Function approximation on arbitrary domains using Fourier extension frames

Abstract: Fourier extension is an approximation scheme in which a function on an arbitary bounded domain is approximated using a classical Fourier series on a bounding box. On the smaller domain the Fourier series exhibits redundancy, and it has the mathematical structure of a frame rather than a basis. It is not trivial to construct approximations in this frame using function evaluations in points that belong to the domain only, but one way to do so is through a discrete least squares approximation. The corresponding system is extremely ill-conditioned, due to the redundancy in the frame, yet its solution via a regularized SVD is known to be accurate to very high (and nearly spectral) precision. Still, this computation requires ${\mathcal O}(N^3)$ operations. In this paper we describe an algorithm to compute such Fourier extension frame approximations in only ${\mathcal O}(N^2 \log^2 N)$ operations for general 2D domains. The cost improves to ${\mathcal O}(N \log^2N)$ operations for simpler tensor-product domains. The algorithm exploits a phenomenon called the plunge region in the analysis of time-frequency localization operators, which manifests itself here as a sudden drop in the singular values of the least squares matrix.
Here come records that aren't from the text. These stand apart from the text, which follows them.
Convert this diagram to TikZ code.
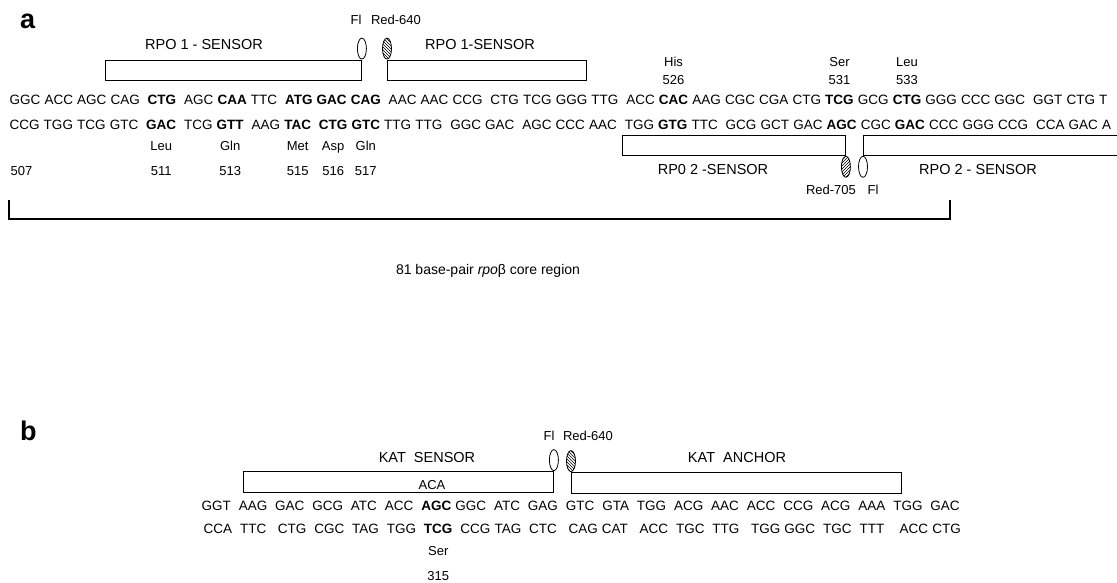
\documentclass[tikz,border=0pt]{standalone}
\usepackage{fontspec}
\setmainfont{Liberation Sans}
\usetikzlibrary{patterns,calc,shapes.geometric}
\newcommand\codonline[4]{%
  \node[inner sep=0pt, anchor=base west] (#1-0) at (#2,#3) {};
  \foreach \g/\t [count=\i, remember=\i as \j (initially 0)] in {#4} {
    \node[seq] (#1-\i) at ([xshift=\g*3.75pt]#1-\j.base east) {\t};
  }%
}
\begin{document}
\begin{tikzpicture}[x=1pt,y=-1pt,
  seq/.style={font=\fontsize{13.5}{16}\selectfont, inner sep=0pt, anchor=base west},
  lbl/.style={font=\fontsize{13}{15}\selectfont, inner sep=0pt, anchor=base},
  ttl/.style={font=\fontsize{14.5}{17}\selectfont, inner sep=0pt, anchor=base},
  panel/.style={font=\fontsize{27}{30}\selectfont\bfseries, inner sep=0pt, anchor=base west},
  probe/.style={draw, line width=0.9pt},
  flu/.style={draw, line width=0.8pt, fill=white, ellipse, minimum width=9pt, minimum height=21pt, inner sep=0pt},
  redA/.style={flu, pattern=north west lines},
  redB/.style={flu, pattern=north east lines},
  brk/.style={line width=2.6pt}
]
\useasboundingbox (0,0) rectangle (1117,582);
\fill[white] (0,0) rectangle (1117,582);

% ---------- panel a ----------
\node[panel] (pa) at (20,28) {a};

\codonline{a1}{8}{104}{0/GGC,1/ACC,1/AGC,1/CAG,2/{\bfseries CTG},2/AGC,1/{\bfseries CAA},1/TTC,2/{\bfseries ATG},1/{\bfseries GAC},1/{\bfseries CAG},2/AAC,1/AAC,1/CCG,2/CTG,1/TCG,1/GGG,1/TTG,2/ACC,1/{\bfseries CAC},1/AAG,1/CGC,1/CGA,1/CTG,1/{\bfseries TCG},1/GCG,1/{\bfseries CTG},1/GGG,1/CCC,1/GGC,2/GGT,1/CTG,1/T}
\codonline{a2}{8}{129}{0/CCG,1/TGG,1/TCG,1/GTC,2/{\bfseries GAC},2/TCG,1/{\bfseries GTT},2/AAG,1/{\bfseries TAC},2/{\bfseries CTG},1/{\bfseries GTC},1/TTG,1/TTG,2/GGC,1/GAC,2/AGC,1/CCC,1/AAC,2/TGG,1/{\bfseries GTG},1/TTC,2/GCG,1/GCT,1/GAC,1/{\bfseries AGC},1/CGC,1/{\bfseries GAC},1/CCC,1/GGG,1/CCG,2/CCA,1/GAC,1/A}

% upper probes
\node[lbl] (fl1) at (356,24) {Fl};
\node[lbl] (red1) at (396,24) {Red-640};
\node[ttl] (rpo1a) at (204,49) {RPO 1 - SENSOR};
\node[ttl] (rpo1b) at (480,49) {RPO 1-SENSOR};
\node[probe, minimum width=256pt, minimum height=20.5pt, inner sep=0pt, anchor=north west] (box1) at (105,59.5) {};
\node[probe, minimum width=199pt, minimum height=20.5pt, inner sep=0pt, anchor=north west] (box2) at (387,59.5) {};
\node[flu, anchor=south] (e1) at (box1.north east) {};
\node[redA, anchor=south] (e2) at (box2.north west) {};

% amino-acid labels above
\node[lbl] (his) at ($(a1-20.base)+(0,-38)$) {His};
\node[lbl] (n526) at ($(a1-20.base)+(0,-20)$) {526};
\node[lbl] (ser) at ($(a1-25.base)+(0,-38)$) {Ser};
\node[lbl] (n531) at ($(a1-25.base)+(0,-20)$) {531};
\node[lbl] (leu2) at ($(a1-27.base)+(0,-38)$) {Leu};
\node[lbl] (n533) at ($(a1-27.base)+(0,-20)$) {533};

% amino-acid labels below
\node[lbl, anchor=base west] (n507) at ($(a2-1.base west)+(1,46)$) {507};
\node[lbl] (leu1) at ($(a2-5.base)+(0,21)$) {Leu};
\node[lbl] (n511) at ($(a2-5.base)+(0,46)$) {511};
\node[lbl] (gln1) at ($(a2-7.base)+(0,21)$) {Gln};
\node[lbl] (n513) at ($(a2-7.base)+(0,46)$) {513};
\node[lbl] (met) at ($(a2-9.base)+(0,21)$) {Met};
\node[lbl] (n515) at ($(a2-9.base)+(0,46)$) {515};
\node[lbl] (asp) at ($(a2-10.base)+(0,21)$) {Asp};
\node[lbl] (n516) at ($(a2-10.base)+(0,46)$) {516};
\node[lbl] (gln2) at ($(a2-11.base)+(0,21)$) {Gln};
\node[lbl] (n517) at ($(a2-11.base)+(0,46)$) {517};

% lower probes
\node[probe, minimum width=223pt, minimum height=20.5pt, inner sep=0pt, anchor=north west] (box3) at (622,134.5) {};
\node[probe, minimum width=260pt, minimum height=20.5pt, inner sep=0pt, anchor=north west] (box4) at (863,134.5) {};
\node[redB, anchor=north] (e3) at (box3.south east) {};
\node[flu, anchor=north] (e4) at (box4.south west) {};
\node[ttl] (rpo2a) at (713,174) {RP0 2 -SENSOR};
\node[ttl] (rpo2b) at (978,174) {RPO 2 - SENSOR};
\node[lbl] (red2) at (831,194) {Red-705};
\node[lbl] (fl2) at (873,194) {Fl};

% bracket
\coordinate (bl) at (9,200);
\coordinate (br) at (950,200);
\draw[brk] (bl) -- (9,219) -- (950,219) -- (br);
\node[lbl, font=\fontsize{14}{16}\selectfont] (core) at (488,274) {81 base-pair \textit{rpo}β core region};

% ---------- panel b ----------
\node[panel] (pb) at (20,440) {b};
\codonline{b1}{200}{510}{0/GGT,2/AAG,2/GAC,2/GCG,2/ATC,2/ACC,2/{\bfseries AGC},1/GGC,2/ATC,2/GAG,2/GTC,2/GTA,2/TGG,2/ACG,2/AAC,2/ACC,2/CCG,2/ACG,2/AAA,2/TGG,2/GAC}
\codonline{b2}{202}{533}{0/CCA,2/TTC,3/CTG,2/CGC,2/TAG,2/TGG,2/{\bfseries TCG},2/CCG,1/TAG,2/CTC,3/CAG,1/CAT,3/ACC,2/TGC,2/TTG,3/TGG,1/GGC,2/TGC,2/TTT,4/ACC,1/CTG}

\node[lbl] (fl3) at (549,440) {Fl};
\node[lbl] (red3) at (588,440) {Red-640};
\node[ttl] (kats) at (427,462) {KAT\ \ SENSOR};
\node[ttl] (kata) at (737,462) {KAT\ \ ANCHOR};
\node[probe, minimum width=310pt, minimum height=21pt, inner sep=0pt, anchor=north west] (box5) at (243,471) {};
\node[probe, minimum width=330pt, minimum height=21pt, inner sep=0pt, anchor=north west] (box6) at (571,472) {};
\node[flu, anchor=south] (e5) at (box5.north east) {};
\node[redA, anchor=south] (e6) at (box6.north west) {};
\node[lbl] (aca) at (432,489) {ACA};
\node[lbl] (serb) at ($(b2-7.base)+(0,22)$) {Ser};
\node[lbl] (n315) at ($(b2-7.base)+(0,47)$) {315};
\end{tikzpicture}
\end{document}
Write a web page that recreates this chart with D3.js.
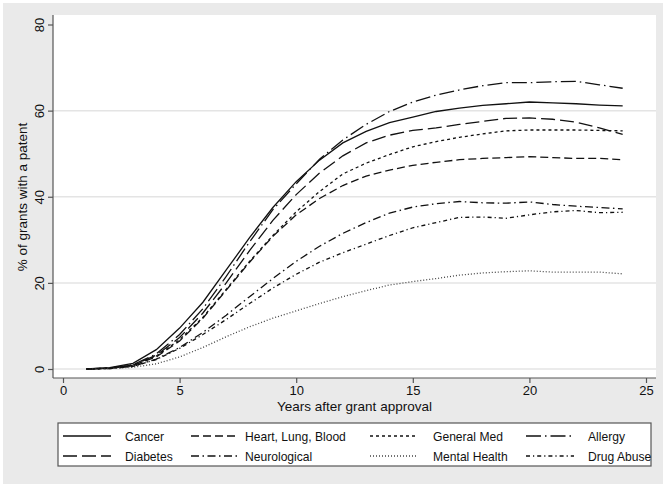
<!DOCTYPE html>
<html>
<head>
<meta charset="utf-8">
<script src="https://cdn.jsdelivr.net/npm/d3@7"></script>
<style>
  html, body { margin: 0; padding: 0; background: #ffffff; }
  svg { display: block; }
  text { font-family: "Liberation Sans", Arial, Helvetica, sans-serif; fill: #111; }
</style>
</head>
<body>
<svg id="chart" width="666" height="487"></svg>
<script>
// ---------- data ----------
const years = [1,2,3,4,5,6,7,8,9,10,11,12,13,14,15,16,17,18,19,20,21,22,23,24];

const cancer       = [0,0.3,1.3,4.5,9.5,15.5,23,30.5,37.5,43.5,48.5,52.5,55.2,57.2,58.5,59.8,60.6,61.2,61.6,62,61.8,61.6,61.3,61.1];
const heartLung    = [0,0.2,0.8,2.8,6.5,11.8,18.3,24.8,30.8,35.8,39.6,42.6,44.8,46.2,47.3,48,48.6,48.9,49.1,49.3,49.1,48.9,48.9,48.6];
const generalMed   = [0,0.2,0.8,3,6.8,12,18.5,25,31,36.5,41.2,45.3,47.8,49.8,51.6,52.8,53.8,54.6,55.3,55.5,55.5,55.5,55.4,55.3];
const allergy      = [0,0.2,1.0,3.5,8,14,21.5,29.5,37,43,48.7,53.2,56.8,59.8,62,63.6,64.8,65.8,66.5,66.5,66.7,66.8,66,65.2];
const diabetes     = [0,0.2,0.9,3.2,7.3,13,20,27.5,34.5,40.5,45.5,49.5,52.5,54.3,55.4,56,56.8,57.5,58.2,58.3,58,57.3,56,54.5];
const neurological = [0,0.1,0.6,2.3,5,8.5,12.5,16.8,21,25,28.5,31.5,34,36.2,37.6,38.4,38.9,38.6,38.5,38.8,38.2,37.8,37.5,37.2];
const mentalHealth = [0,0.1,0.4,1.2,2.8,5,7.5,9.8,11.8,13.5,15.2,16.8,18.2,19.5,20.3,21,21.8,22.3,22.6,22.8,22.5,22.5,22.5,22.1];
const drugAbuse    = [0,0.1,0.6,2.2,4.8,8,11.5,15.2,18.8,22,24.8,27,29,31,32.8,34,35.2,35.3,35,35.8,36.5,36.8,36.3,36.4];

const seriesNames = ["Cancer","Heart, Lung, Blood","General Med","Allergy","Diabetes","Neurological","Mental Health","Drug Abuse"];
const seriesValues = [cancer, heartLung, generalMed, allergy, diabetes, neurological, mentalHealth, drugAbuse];

const xTicks = [0,5,10,15,20,25];
const yTicks = [0,20,40,60,80];

const xTitle = "Years after grant approval";
const yTitle = "% of grants with a patent";

// ---------- styles ----------
const dashes = {
  "Cancer": null,
  "Heart, Lung, Blood": "8,4",
  "General Med": "3,3",
  "Allergy": "15,4,1.5,4",
  "Diabetes": "14,5",
  "Neurological": "8,3.5,1.5,3.5",
  "Mental Health": "1,2",
  "Drug Abuse": "4,3,1.2,3"
};
const strokes = {
  "Mental Health": "#444"
};

// ---------- layout ----------
const svg = d3.select("#chart");
const W = 666, H = 487;

svg.append("rect").attr("x", 0).attr("y", 0).attr("width", W).attr("height", H).attr("fill", "#ffffff");
svg.append("rect").attr("x", 3).attr("y", 3).attr("width", 660).attr("height", 481).attr("fill", "#eaeaea");

const plot = {left: 53, right: 656, top: 15, bottom: 378};

const x = d3.scaleLinear().domain([0, 25]).range([63, 646]);
const y = d3.scaleLinear().domain([0, 80]).range([369, 24.5]);

svg.append("rect")
  .attr("x", plot.left).attr("y", plot.top)
  .attr("width", plot.right - plot.left).attr("height", plot.bottom - plot.top)
  .attr("fill", "#ffffff");

// gridlines
svg.append("g").selectAll("line").data(yTicks.filter(d => d < 80)).join("line")
  .attr("x1", plot.left).attr("x2", plot.right)
  .attr("y1", d => y(d)).attr("y2", d => y(d))
  .attr("stroke", "#e4e4e4").attr("stroke-width", 1.5);

// axes
const yAxis = d3.axisLeft(y).tickValues(yTicks).tickSize(5).tickPadding(4).tickFormat(d3.format("d"));
const gy = svg.append("g").attr("transform", `translate(${plot.left},0)`).call(yAxis);
gy.select(".domain").attr("d", `M0,${plot.top}V${plot.bottom}`).attr("stroke", "#555").attr("stroke-width", 1.2);
gy.selectAll(".tick line").attr("stroke", "#555").attr("stroke-width", 1.2);
gy.selectAll(".tick text")
  .attr("font-size", 13).attr("fill", "#111")
  .attr("x", null).attr("dy", null)
  .attr("text-anchor", "middle")
  .attr("transform", "translate(-9.5,0) rotate(-90)")
  .attr("y", 0);

const xAxis = d3.axisBottom(x).tickValues(xTicks).tickSize(5).tickPadding(3).tickFormat(d3.format("d"));
const gx = svg.append("g").attr("transform", `translate(0,${plot.bottom})`).call(xAxis);
gx.select(".domain").attr("d", `M${plot.left},0H${plot.right}`).attr("stroke", "#555").attr("stroke-width", 1.2);
gx.selectAll(".tick line").attr("stroke", "#555").attr("stroke-width", 1.2);
gx.selectAll(".tick text").attr("font-size", 13).attr("fill", "#111");

svg.append("text")
  .attr("x", (plot.left + plot.right) / 2).attr("y", 411)
  .attr("text-anchor", "middle").attr("font-size", 13.5)
  .text(xTitle);

svg.append("text")
  .attr("transform", `translate(27,197) rotate(-90)`)
  .attr("text-anchor", "middle").attr("font-size", 13.5)
  .text(yTitle);

// lines
const line = d3.line().x((d, i) => x(years[i])).y(d => y(d));
const gLines = svg.append("g");
seriesNames.forEach((name, k) => {
  gLines.append("path")
    .datum(seriesValues[k])
    .attr("d", line)
    .attr("fill", "none")
    .attr("stroke", strokes[name] || "#111")
    .attr("stroke-width", 1.3)
    .attr("stroke-dasharray", dashes[name]);
});

// legend
const leg = {x: 58, y: 423, w: 593, h: 43};
svg.append("rect")
  .attr("x", leg.x).attr("y", leg.y).attr("width", leg.w).attr("height", leg.h)
  .attr("fill", "#ffffff").attr("stroke", "#555").attr("stroke-width", 1.2);

const colLineX = [63, 191, 370, 526];
const colTextX = [125, 245, 433, 588];
const rowY = [436, 456];
seriesNames.forEach((name, i) => {
  const c = i % 4, r = Math.floor(i / 4);
  const g = svg.append("g");
  g.append("line")
    .attr("x1", colLineX[c]).attr("x2", colLineX[c] + 48)
    .attr("y1", rowY[r]).attr("y2", rowY[r])
    .attr("stroke", strokes[name] || "#111").attr("stroke-width", 1.3)
    .attr("stroke-dasharray", dashes[name]);
  g.append("text")
    .attr("x", colTextX[c]).attr("y", rowY[r] + 4.5)
    .attr("font-size", 12.1)
    .text(name);
});
</script>
</body>
</html>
It is known that the size of the plunge region scales like ${\mathcal O}(\log N)$ in one dimensional problems. In this paper we show that for most 2D domains in the fully discrete case the plunge region scales like ${\mathcal O}(N \log N)$, proving a discrete equivalent of a result that was conjectured by Widom for a related continuous problem. The complexity estimate depends on the Minkowski or box-counting dimension of the domain boundary, and as such it is larger than ${\mathcal O}(N \log N)$ for domains with fractal shape.